Dremio shines brightest in the Lakehouse Architecture — specifically the Open Lakehouse pattern built on Apache Iceberg. Here is how to structure the full system.
Raw ingestion. Original data as-is. Iceberg tables, append-only. Schema-on-read. Full history retained. Never overwritten.
Cleansed, deduplicated, validated, conformed. Iceberg with MERGE INTO for upserts. Column-typed, nulls handled, PII masked.
Business-domain aggregates. Star schema / wide tables. Optimized for BI queries. Dremio Reflections built on Gold + Silver. Exposed via Virtual Datasets.
Virtual Datasets · Reflections · SQL Engine · Semantic Layer · Access Control · Arrow Flight
S3 / GCS / ADLS — Parquet + Iceberg. Nessie catalog. Unlimited scale. $0.023/GB/month.
Best For Dremio: Lakehouse with Iceberg + Medallion + Nessie. Dremio becomes the single query interface across all layers, eliminating dedicated data marts.
Data Modeling: Use wide denormalized tables in Gold layer (Kimball-inspired).
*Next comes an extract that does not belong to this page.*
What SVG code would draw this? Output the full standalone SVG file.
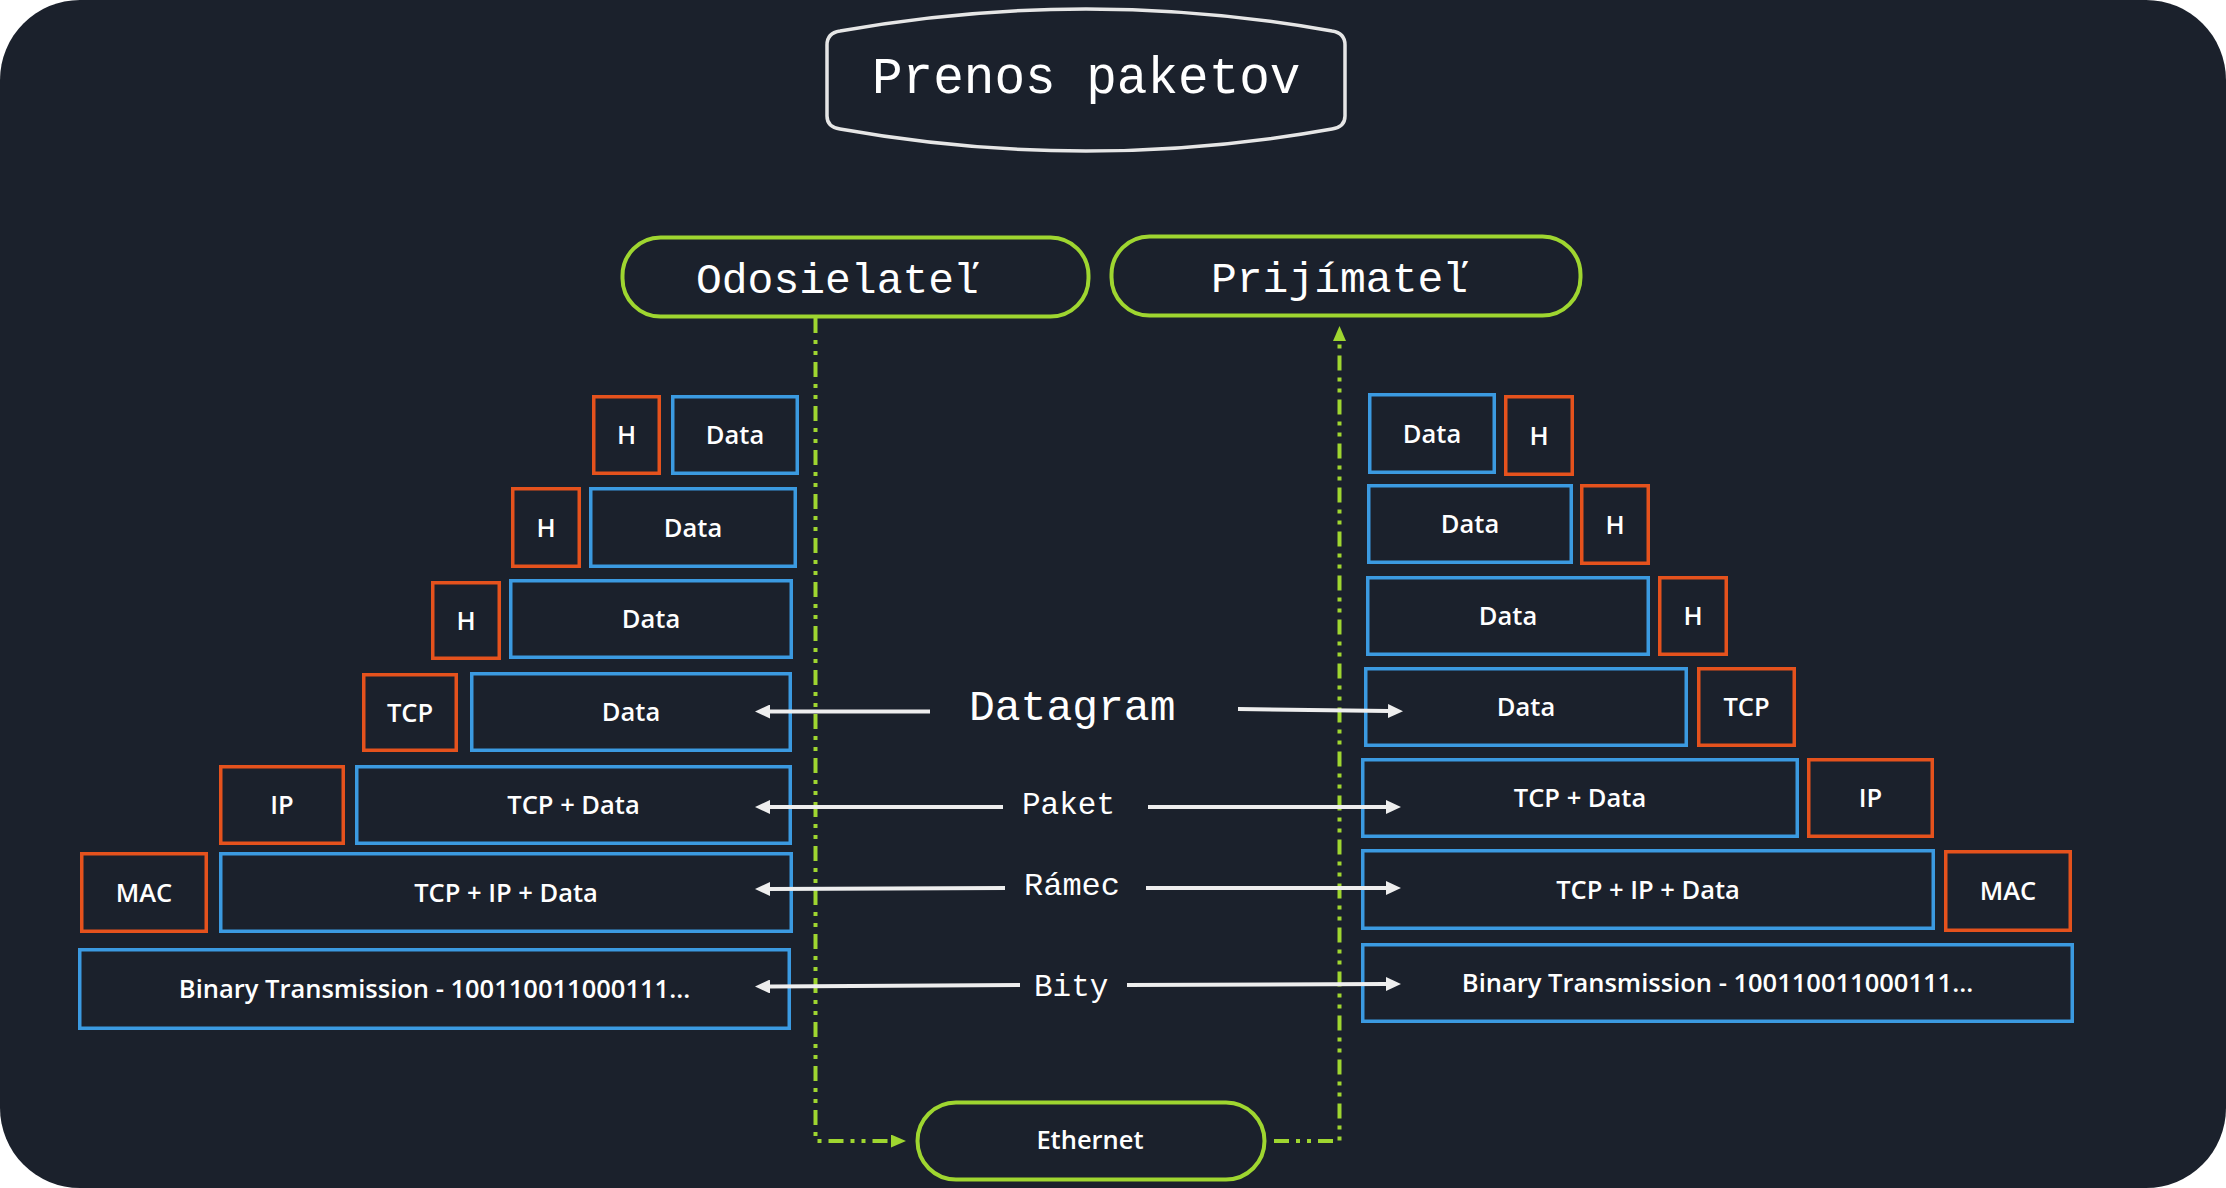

Avoid too many joins — Dremio handles them, but pre-joining in Gold + Reflections gives best BI speed.
Dremio is the query & serving layer — but a complete big data platform needs tools for ingestion, streaming, transformation, cataloging, orchestration, and BI. Here is the best-fit open-source stack.
Batch-load structured & semi-structured data into the Bronze Iceberg layer.
Stream events into Iceberg Bronze tables with low-latency micro-batch or true streaming.
Transform, clean, aggregate, and model data across the medallion layers.
Object storage with open ACID table formats — the foundation of the lakehouse.
Track table metadata, lineage, schemas, and policies. Nessie is Dremio's native catalog; supplement with external tools for broader governance.
Orchestrate batch Spark jobs, dbt runs, Flink deployments, and Reflection refresh triggers.
SQL on everything. Reflections for BI acceleration. Arrow Flight for fast client delivery. Virtual Datasets as semantic layer. Multi-source federation.
Connect BI tools directly to Dremio via JDBC/ODBC or Arrow Flight. Reflections ensure sub-second dashboard loads.
A production-ready, fully open-source big data platform with Dremio at the center — covering ingestion, streaming, transformation, storage, query, catalog, orchestration, and BI.
| Layer | Function | Recommended Tools | Notes |
|---|---|---|---|
| Ingest | Batch loading from RDBMS/files | Airbyte, Apache NiFi, Sqoop | Load to Bronze Iceberg tables via Spark |
| Stream | Real-time event ingestion | Kafka + Flink, Debezium CDC | Flink writes Iceberg with exactly-once |
| Transform | Bronze → Silver → Gold ETL | Apache Spark, dbt (SQL) | Spark for heavy compute; dbt for SQL transforms on Gold |
| Storage | Lake storage + table format | S3/MinIO + Apache Iceberg + Parquet | Iceberg = ACID, time-travel, schema evolution |
| Catalog | Metadata + branching + lineage | Nessie + OpenMetadata / DataHub | Nessie = native Dremio catalog; OpenMetadata for governance UI |
| Orchestrate | DAG scheduling & workflow | Apache Airflow, Dagster | Trigger Spark jobs, dbt runs, Reflection refreshes |
| Query | SQL engine + acceleration + federation | Dremio | Reflections for BI speed; Arrow Flight for Python/BI clients |
| BI / Viz | Dashboards & reports | Apache Superset, Metabase, Redash | Connect via Dremio JDBC or Arrow Flight; Reflections = sub-second |
Why this stack wins: Every component is open-source and Apache-licensed. Data never leaves your storage. Swappable at every layer. Dremio sits at the center as the intelligence & serving layer — consuming Iceberg tables produced by Spark/Flink, and serving BI tools with Reflection-accelerated speed. Total TCO is a fraction of Snowflake or Databricks.
Dremio + Apache Iceberg + Kafka + Flink + Spark + Airflow + Superset is the most powerful, fully open-source big data platform stack available today — scalable from GB to PB with no vendor lock-in.